Sparse and Local Networks for Hypergraph Reasoning
It addresses efficient reasoning in large knowledge graphs, which is crucial for AI applications like question answering, but is incremental as it builds on hypergraph neural networks with optimizations.
The paper tackles the problem of reasoning about relationships between entities in large domains by introducing Sparse and Local hypergraph neural networks (SpaLoc), which exploit sparsity and locality to improve efficiency. SpaLoc achieves state-of-the-art performance on large-scale knowledge graph benchmarks and is the first to apply hypergraph neural networks to real-world graphs with over 10k nodes.

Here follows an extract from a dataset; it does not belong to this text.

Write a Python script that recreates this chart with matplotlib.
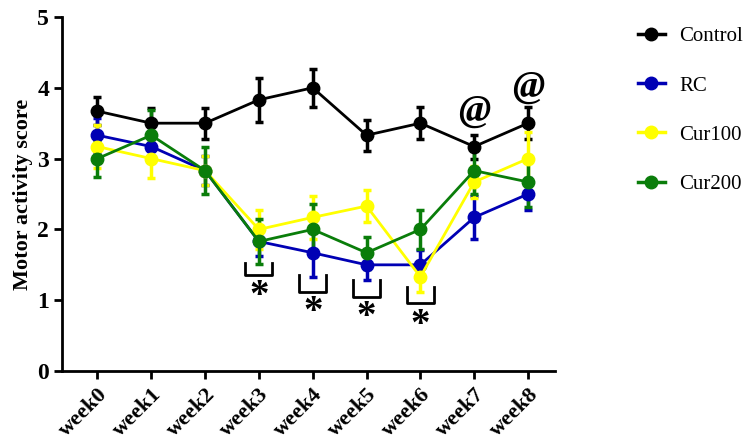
import numpy as np
import matplotlib
matplotlib.use('Agg')
import matplotlib.pyplot as plt
from matplotlib.lines import Line2D

weeks = ['week0', 'week1', 'week2', 'week3', 'week4', 'week5', 'week6', 'week7', 'week8']

control = [3.67, 3.5, 3.5, 3.83, 4.0, 3.33, 3.5, 3.17, 3.5]
control_err = [0.2, 0.22, 0.22, 0.31, 0.27, 0.22, 0.23, 0.17, 0.23]

rc = [3.33, 3.17, 2.83, 1.83, 1.67, 1.5, 1.5, 2.17, 2.5]
rc_err = [0.25, 0.2, 0.2, 0.2, 0.34, 0.21, 0.21, 0.3, 0.23]

cur100 = [3.17, 3.0, 2.83, 2.0, 2.17, 2.33, 1.33, 2.67, 3.0]
cur100_err = [0.3, 0.27, 0.2, 0.27, 0.3, 0.22, 0.22, 0.22, 0.38]

cur200 = [3.0, 3.33, 2.83, 1.83, 2.0, 1.67, 2.0, 2.83, 2.67]
cur200_err = [0.26, 0.35, 0.33, 0.32, 0.36, 0.23, 0.27, 0.33, 0.36]

# significance marks: (week index, bracket top, bracket bottom, star y)
star_marks = [(3, 1.53, 1.36, 1.19), (4, 1.36, 1.12, 0.96),
              (5, 1.29, 1.05, 0.89), (6, 1.19, 0.96, 0.79)]
at_marks = [(7, 3.66), (8, 4.0)]

plt.rcParams['font.family'] = ['Liberation Serif', 'DejaVu Serif']

fig = plt.figure(figsize=(7.52, 4.46), dpi=100)
ax = fig.add_axes([0.083, 0.168, 0.655, 0.794])

x = np.arange(len(weeks))
series = [('Control', control, control_err, 'black'),
          ('RC', rc, rc_err, '#0000b4'),
          ('Cur100', cur100, cur100_err, '#ffff00'),
          ('Cur200', cur200, cur200_err, '#0a7d0a')]

handles = []
for name, vals, errs, col in series:
    ax.errorbar(x, vals, yerr=errs, color=col, marker='o', markersize=9,
                linewidth=2, elinewidth=2.5, capsize=3, capthick=2.5)
    handles.append(Line2D([], [], color=col, marker='o', markersize=9,
                          linewidth=2.5, label=name))

for i, top, bottom, sy in star_marks:
    ax.plot([i - 0.25, i - 0.25, i + 0.25, i + 0.25], [top, bottom, bottom, top],
            color='black', linewidth=2)
    ax.text(i, sy - 0.14, '*', ha='center', va='center', fontsize=28, fontweight='bold')

for i, ay in at_marks:
    ax.text(i, ay, '@', ha='center', va='center', fontsize=28,
            fontweight='bold', style='italic')

ax.set_xlim(-0.65, 8.5)
ax.set_ylim(0, 5)
ax.set_yticks([0, 1, 2, 3, 4, 5])
ax.set_xticks(x)
ax.set_xticklabels(weeks, rotation=45, ha='right', rotation_mode='anchor')
for lab in ax.get_xticklabels():
    lab.set_fontweight('bold')
    lab.set_fontsize(16)
for lab in ax.get_yticklabels():
    lab.set_fontweight('bold')
    lab.set_fontsize(17)
ax.set_ylabel('Motor activity score', fontsize=16, fontweight='bold', labelpad=3)

ax.spines['top'].set_visible(False)
ax.spines['right'].set_visible(False)
ax.spines['left'].set_linewidth(2)
ax.spines['bottom'].set_linewidth(2)
ax.tick_params(width=2, length=6)

ax.legend(handles=handles, loc='upper left', bbox_to_anchor=(1.13, 1.025), frameon=False,
          fontsize=15, labelspacing=1.42, handlelength=1.3, handletextpad=0.7)

fig.savefig('out.png', dpi=100)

Reasoning about the relationships between entities from input facts (e.g., whether Ari is a grandparent of Charlie) generally requires explicit consideration of other entities that are not mentioned in the query (e.g., the parents of Charlie). In this paper, we present an approach for learning to solve problems of this kind in large, real-world domains, using sparse and local hypergraph neural networks (SpaLoc). SpaLoc is motivated by two observations from traditional logic-based reasoning: relational inferences usually apply locally (i.e., involve only a small number of individuals), and relations are usually sparse (i.e., only hold for a small percentage of tuples in a domain). We exploit these properties to make learning and inference efficient in very large domains by (1) using a sparse tensor representation for hypergraph neural networks, (2) applying a sparsification loss during training to encourage sparse representations, and (3) subsampling based on a novel information sufficiency-based sampling process during training. SpaLoc achieves state-of-the-art performance on several real-world, large-scale knowledge graph reasoning benchmarks, and is the first framework for applying hypergraph neural networks on real-world knowledge graphs with more than 10k nodes.